**WHAT IS ASKED:**
Each line that holds the word "React" counts once. Give the total number of such lines and nothing else.

**DATASET EXTRACT:**
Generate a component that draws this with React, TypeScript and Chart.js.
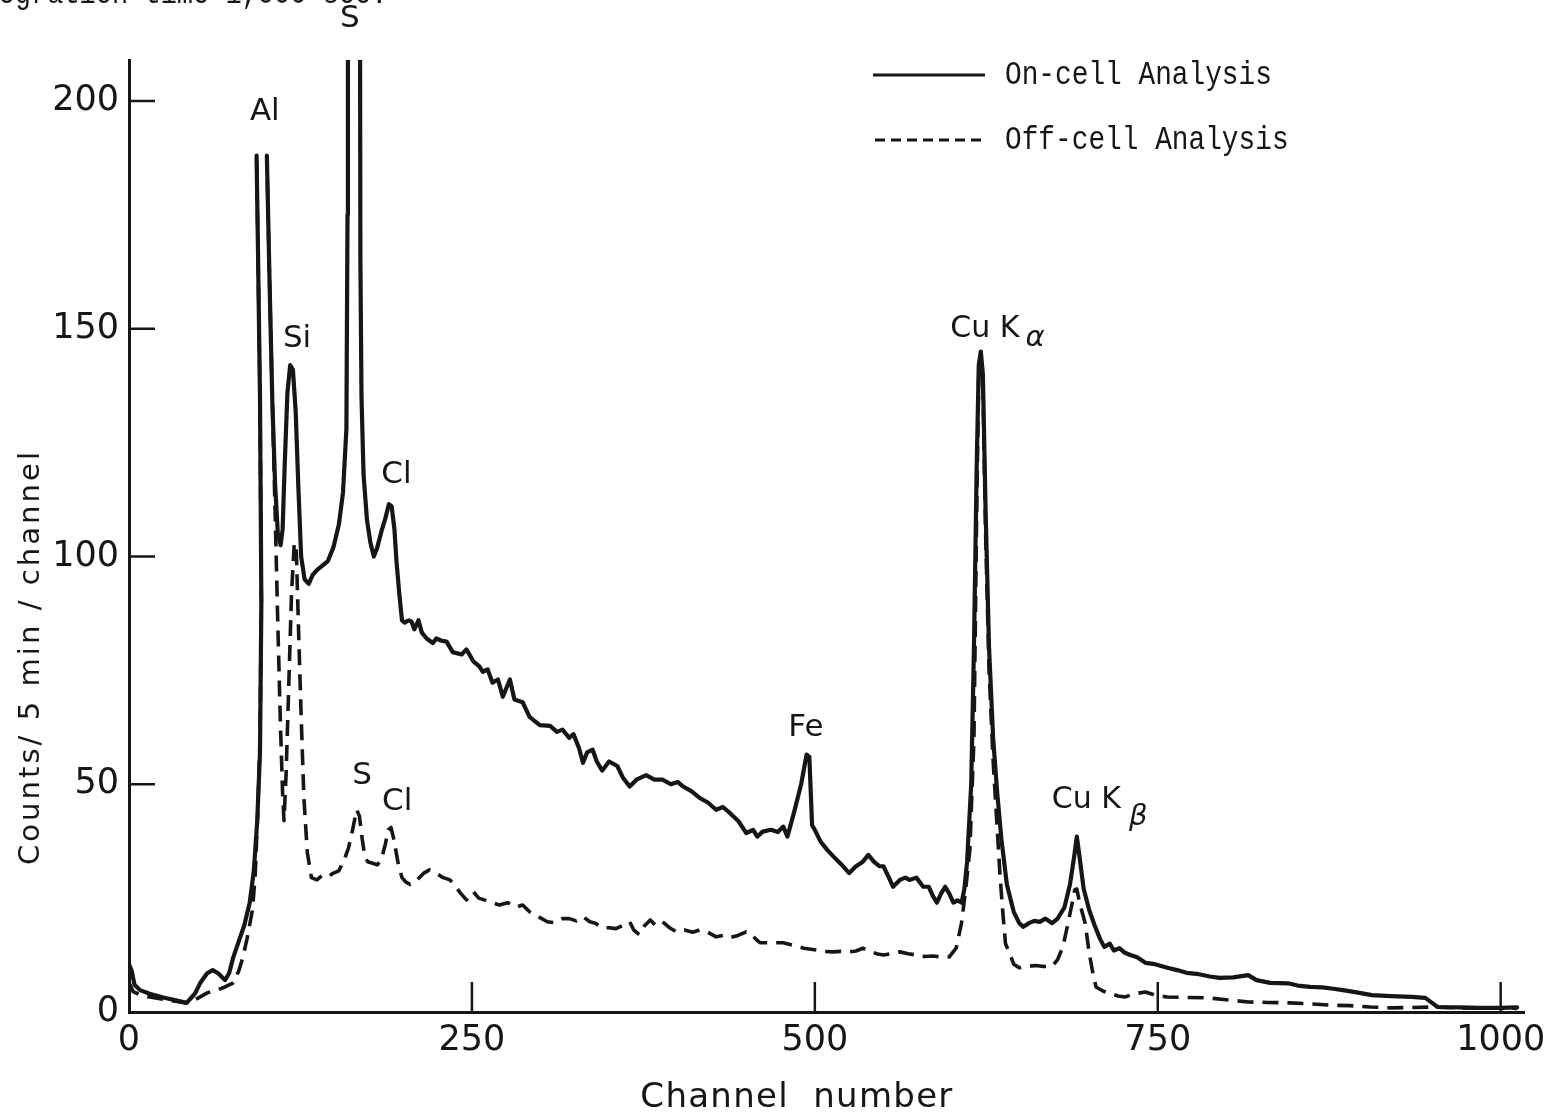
import React, { useEffect, useRef } from "react";
import { Chart, registerables } from "chart.js";

Chart.register(...registerables);

// ---------- data ----------
const seriesNames = ["On-cell Analysis", "Off-cell Analysis"];

const onCellX = [
  0, 2, 4, 8, 15, 25, 35, 42, 48, 52, 57, 61, 65, 70, 73, 76, 80, 84, 88, 91, 93.5, 95.5, 96.5, 95.5, 94, 93,
  96,
  100.5, 102.5, 104.5, 106.5, 108.5, 110.5, 112, 113.5, 115.5, 117.5, 119.5, 121.5, 123.5, 125.5, 128, 131, 134,
  137, 141, 145, 149, 153, 156, 158.5, 159.3, 159.6,
  164,
  168.3, 168.7, 169.5, 171, 173.5, 176, 178.5, 181, 184, 187, 189.5, 191.5, 193.5, 195, 197, 199, 201, 204, 206,
  208, 211, 213.5, 217, 221.5, 224, 228, 231.5, 236, 242.5, 246, 251, 255, 258, 261.5, 265, 269, 272.5, 277.7,
  281, 287, 292, 299.5, 307, 312, 316, 321, 324, 328, 331, 334, 338, 341, 345, 350, 356, 360, 365, 370, 377, 383,
  389, 395, 400, 404, 410, 416, 422, 428, 433, 438, 444, 450, 455, 458, 462, 468, 473, 477, 480, 485, 490, 494,
  496, 498, 500, 504, 509, 514, 519, 525, 530, 535, 539, 543, 547, 550, 554, 557, 562, 566, 569, 574, 579, 583,
  586, 589, 592, 595, 598, 601, 604, 607, 609, 611, 614, 616, 618, 619.5, 621, 622.5, 624.5, 627, 630, 633, 636,
  640, 645, 649, 652, 656, 660, 664, 668, 673, 677, 682, 686, 689, 691, 693, 696, 700, 704, 708, 711, 715, 718,
  722, 726, 730, 735, 741, 748, 757, 764, 771, 780, 788, 795, 805, 816, 822, 832, 845, 852, 861, 870, 878, 885,
  895, 906, 920, 935, 945, 950, 954, 970, 985, 1000, 1012,
];
const onCellY = [
  10.5, 9, 6, 4.8, 4, 3.2, 2.5, 2, 4, 6.4, 8.5, 9.2, 8.5, 7, 8.5, 12, 15.5, 19, 24, 31, 42, 57, 90, 135, 168, 188,
  null,
  188, 160, 134, 116, 105, 102.5, 106, 120, 136, 142, 141, 132, 115, 100, 95, 94, 96,
  97, 98, 99, 102, 107, 114, 128, 175, 240,
  null,
  240, 165, 135, 118, 108, 103, 100, 102, 105.5, 108.5, 111.5, 111, 106, 99, 92, 86, 85.5, 86, 85.7,
  84, 86, 83.3, 82, 81, 82, 81.5, 81.3, 79, 78.5, 79.6, 77, 76, 74.7, 75.2, 72.3, 73, 69.2, 73,
  68.6, 68, 64.8, 63, 62.8, 61.5, 62, 60.2, 61, 58, 54.7, 57, 57.6, 55, 53, 55, 54, 51.5, 49.5, 51, 52, 51,
  51, 50, 50.5, 49.5, 48.5, 47, 46, 44.4, 45, 43.7, 42, 39.3, 40, 38.5, 39.6, 40, 39.5, 40.7, 38.5, 44, 50, 56.5,
  56, 41, 40, 37.5, 35.6, 34, 32.5, 30.5, 32, 33, 34.5, 33, 32, 32, 29.5, 27.5, 29, 29.5, 29, 29.5, 27.5, 27.5,
  25.5, 24, 26, 27.5, 26, 24, 24.5, 24, 27, 33, 50, 80, 120, 142, 145, 140, 110, 80, 60, 48, 38,
  28, 22, 19.5, 18.7, 19.5, 20, 19.8, 20.5, 19.5, 20.5, 23, 28, 34, 38.5, 34, 27, 22.4, 19, 16, 14.3, 15, 13.5,
  14, 13, 12.5, 12, 10.8, 10.5, 9.7, 9.2, 8.6, 8.3, 7.8, 7.5, 7.6, 8.1, 7, 6.4, 6.3, 5.8, 5.5, 5.4, 5.1, 4.8,
  4.3, 3.7, 3.5, 3.3, 3.1, 2, 1.1, 1, 0.9, 0.9, 1,
];

const offCellX = [
  0, 3, 8, 15, 25, 35, 42, 50, 57, 64, 70, 76, 80, 83, 86, 90, 92, 94, 95.5, 96.5, 95.5, 94, 93,
  96,
  100.5, 102.5, 104.5, 106.5, 108.5, 110.5, 112, 113, 114.5, 116.5, 118.5, 120.5, 122, 123.5, 125.5, 127.5, 130,
  133, 137, 141, 145, 149, 153, 157, 160, 163, 166, 168, 170, 172, 174, 177, 181, 184, 187, 189, 191, 193, 196,
  199, 202, 205, 210, 215, 219, 224, 229, 234, 238, 242, 246, 251, 255, 260, 265, 270, 276, 282, 287, 292, 298,
  305, 310, 316, 321, 326, 331, 336, 340, 345, 350, 355, 360, 365, 368, 372, 376, 380, 384, 389, 394, 399, 405,
  411, 416, 422, 428, 433, 438, 444, 450, 453, 457, 460, 468, 477, 485, 492, 501, 507, 513, 519, 525, 530, 535,
  540, 545, 550, 556, 562, 568, 574, 580, 586, 592, 598, 603, 607, 610, 613, 616, 618, 619.5, 621, 622.5, 624.5,
  627, 630, 633, 635, 637, 639, 641, 645, 649, 655, 661, 667, 673, 677, 681, 684, 687, 689.5, 691, 693, 697, 700,
  703, 705, 710, 716, 721, 726, 733, 741, 749, 757, 770, 786, 800, 816, 830, 846, 860, 876, 890, 905, 921, 935,
  951, 970, 985, 1000, 1012,
];
const offCellY = [
  6.5, 4.5, 3.8, 3.3, 2.8, 2.3, 2, 3, 4.2, 4.8, 5.5, 6.4, 9, 12, 16, 22.4, 30, 45, 60, 90, 135, 168, 188,
  null,
  188, 160, 134, 110, 85, 62, 48, 42, 52, 72, 92, 103, 101, 85, 65, 47, 35,
  29.5, 29, 30, 29.7, 30.5, 31, 33.5, 36, 40, 44.4, 43, 38, 34, 33, 32.7, 32.3, 33.5, 37, 40, 40.5, 38, 33,
  29.5, 28.5, 28, 29, 30.5, 31.2, 30.5, 29.5, 29, 27.5, 26, 24.6, 26.4, 25, 24.5, 24, 23.5, 24, 23, 23.5, 22, 21,
  19.8, 19.6, 20.5, 20.5, 20, 20.9, 19.8, 19.5, 18.5, 18.5, 18.3, 19, 19.8, 18, 17, 19, 20.2, 19, 19.8, 18.5, 17.6, 18,
  17.5, 18, 17.5, 16.5, 16.8, 16.3, 16.8, 17.6, 17.3, 16, 15.2, 15.2, 15.2, 14.6, 14, 13.6, 13.3, 13.2, 13.3, 13.2, 13.4, 14,
  13.4, 12.8, 12.5, 12.8, 13.2, 12.8, 12.5, 12.2, 12.3, 12.1, 12.1, 14, 19.6, 27, 35.6, 60, 110, 140, 143, 138, 105,
  75, 55, 40, 30, 22, 15, 13.6, 10.5, 9.7, 10, 10.2, 10, 10, 11.5, 14.5, 18.7, 23, 26.8, 27, 24, 19.6, 13,
  8, 5.5, 4.6, 4, 3.5, 3.3, 4, 4.4, 3.6, 3.3, 3.2, 3.1, 2.7, 2.2, 2.1, 2, 1.8, 1.5, 1.4, 1.1, 0.9, 1,
  1.1, 0.9, 0.8, 0.9, 0.8,
];

const xTicks = [0, 250, 500, 750, 1000];
const yTicks = [0, 50, 100, 150, 200];

const xTitle = "Channel  number";
const yTitle = "Counts/ 5 min / channel";
const topNote = "Integration time 1,000 sec.";

// element labels placed in data coordinates
const peakLabels = [
  { text: "Al", x: 99, y: 197.6 },
  { text: "S", x: 161, y: 218 },
  { text: "Si", x: 122.5, y: 147.7 },
  { text: "Cl", x: 195, y: 118 },
  { text: "S", x: 170, y: 51.8 },
  { text: "Cl", x: 195.5, y: 46.2 },
  { text: "Fe", x: 493.5, y: 62.4 },
];
const greekLabels = [
  { text: "Cu K", sub: "α", x: 624, y: 150, dx: 6, dy: 10 },
  { text: "Cu K", sub: "β", x: 698, y: 46.6, dx: 8, dy: 18 },
];

const INK = "#161616";
const SANS = '"DejaVu Sans", "Noto Sans", sans-serif';
const MONO = '"Liberation Mono", "DejaVu Sans Mono", monospace';

const decorPlugin = {
  id: "decor",
  afterDraw(chart: any) {
    const ctx = chart.ctx as CanvasRenderingContext2D;
    const xs = chart.scales.x;
    const ys = chart.scales.y;
    const area = chart.chartArea;
    ctx.save();
    ctx.strokeStyle = INK;
    ctx.fillStyle = INK;
    ctx.lineWidth = 2.5;
    ctx.lineCap = "butt";
    // inward tick marks
    yTicks.forEach((v) => {
      if (v === 0) return;
      const y = ys.getPixelForValue(v);
      ctx.beginPath();
      ctx.moveTo(area.left, y);
      ctx.lineTo(area.left + 26, y);
      ctx.stroke();
    });
    xTicks.forEach((v) => {
      if (v === 0) return;
      const x = xs.getPixelForValue(v);
      ctx.beginPath();
      ctx.moveTo(x, area.bottom);
      ctx.lineTo(x, area.bottom - 30);
      ctx.stroke();
    });

    // peak labels
    ctx.font = `31px ${SANS}`;
    ctx.textAlign = "center";
    ctx.textBaseline = "middle";
    peakLabels.forEach((l) => {
      ctx.fillText(l.text, xs.getPixelForValue(l.x), ys.getPixelForValue(l.y));
    });
    greekLabels.forEach((l) => {
      const cx = xs.getPixelForValue(l.x);
      const cy = ys.getPixelForValue(l.y);
      ctx.font = `30px ${SANS}`;
      ctx.textAlign = "center";
      ctx.fillText(l.text, cx, cy);
      const w = ctx.measureText(l.text).width;
      ctx.font = `italic 29px ${SANS}`;
      ctx.textAlign = "left";
      ctx.fillText(l.sub, cx + w / 2 + l.dx, cy + l.dy);
    });

    // legend
    const legendX0 = 873;
    const legendX1 = 985;
    const rows = [75, 140];
    ctx.lineWidth = 3;
    ctx.beginPath();
    ctx.moveTo(legendX0, rows[0]);
    ctx.lineTo(legendX1, rows[0]);
    ctx.stroke();
    ctx.setLineDash([10, 6]);
    ctx.beginPath();
    ctx.moveTo(legendX0 + 2, rows[1]);
    ctx.lineTo(legendX1, rows[1]);
    ctx.stroke();
    ctx.setLineDash([]);
    ctx.textAlign = "left";
    ctx.textBaseline = "middle";
    seriesNames.forEach((name, i) => {
      ctx.save();
      ctx.translate(1005, rows[i]);
      ctx.scale(1, 1.2);
      ctx.font = `27.8px ${MONO}`;
      ctx.fillText(name, 0, 0);
      ctx.restore();
    });

    // note at the top (cut off)
    ctx.save();
    ctx.font = `27px ${MONO}`;
    ctx.textBaseline = "alphabetic";
    ctx.textAlign = "left";
    ctx.translate(-50, 3);
    ctx.scale(1, 1.2);
    ctx.fillText(topNote, 0, 0);
    ctx.restore();

    // axis titles
    ctx.font = `34px ${SANS}`;
    ctx.textAlign = "center";
    ctx.textBaseline = "middle";
    const wx = ctx.measureText(xTitle).width;
    (ctx as any).letterSpacing = `${Math.max(0, (312 - wx) / (xTitle.length - 1))}px`;
    ctx.fillText(xTitle, 797, 1098);
    (ctx as any).letterSpacing = "0px";

    ctx.save();
    ctx.translate(39, 657);
    ctx.rotate(-Math.PI / 2);
    ctx.font = `29px ${SANS}`;
    ctx.textBaseline = "alphabetic";
    const wy = ctx.measureText(yTitle).width;
    (ctx as any).letterSpacing = `${Math.max(0, (413 - wy) / (yTitle.length - 1))}px`;
    ctx.fillText(yTitle, 0, 0);
    (ctx as any).letterSpacing = "0px";
    ctx.restore();

    ctx.restore();
  },
};

export default function App() {
  const canvasRef = useRef<HTMLCanvasElement | null>(null);

  useEffect(() => {
    const canvas = canvasRef.current;
    if (!canvas) return;
    const onData = onCellX.map((x, i) => ({ x, y: onCellY[i] }));
    const offData = offCellX.map((x, i) => ({ x, y: offCellY[i] }));
    const tickFont = { family: SANS, size: 35 };
    const chart = new Chart(canvas, {
      type: "line",
      data: {
        datasets: [
          {
            label: seriesNames[0],
            data: onData as any,
            borderColor: INK,
            borderWidth: 4.2,
            pointRadius: 0,
            tension: 0,
            spanGaps: false,
            borderJoinStyle: "round",
            borderCapStyle: "round",
          },
          {
            label: seriesNames[1],
            data: offData as any,
            borderColor: INK,
            borderWidth: 3.6,
            borderDash: [16, 9],
            pointRadius: 0,
            tension: 0,
            spanGaps: false,
            borderJoinStyle: "round",
          },
        ],
      },
      options: {
        animation: false,
        responsive: false,
        maintainAspectRatio: false,
        layout: { padding: { top: 60, right: 20, left: 0, bottom: 0 } },
        plugins: { legend: { display: false }, tooltip: { enabled: false } },
        scales: {
          x: {
            type: "linear",
            min: 0,
            max: 1017,
            grid: { display: false, drawTicks: false },
            border: { display: true, width: 3, color: INK },
            ticks: {
              font: tickFont,
              color: INK,
              padding: 8,
              maxRotation: 0,
              autoSkip: false,
              callback: (v: any) => String(v),
            },
            afterBuildTicks: (s: any) => {
              s.ticks = xTicks.map((v) => ({ value: v }));
            },
            afterFit: (s: any) => {
              s.height = 107;
              s.paddingLeft = 0;
              s.paddingRight = 0;
            },
          },
          y: {
            type: "linear",
            min: 0,
            max: 209,
            grid: { display: false, drawTicks: false },
            border: { display: true, width: 3, color: INK },
            ticks: { font: tickFont, color: INK, padding: 10, autoSkip: false, callback: (v: any) => String(v) },
            afterBuildTicks: (s: any) => {
              s.ticks = yTicks.map((v) => ({ value: v }));
            },
            afterFit: (s: any) => {
              s.width = 129;
              s.paddingTop = 0;
              s.paddingBottom = 0;
            },
          },
        },
      },
      plugins: [decorPlugin],
    });
    return () => chart.destroy();
  }, []);

  return (
    <div style={{ position: "absolute", left: 0, top: 0, width: 1544, height: 1119, background: "#fff" }}>
      <canvas ref={canvasRef} width={1544} height={1119} style={{ display: "block" }} />
    </div>
  );
}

**RESPONSE TO THIS TASK:**
2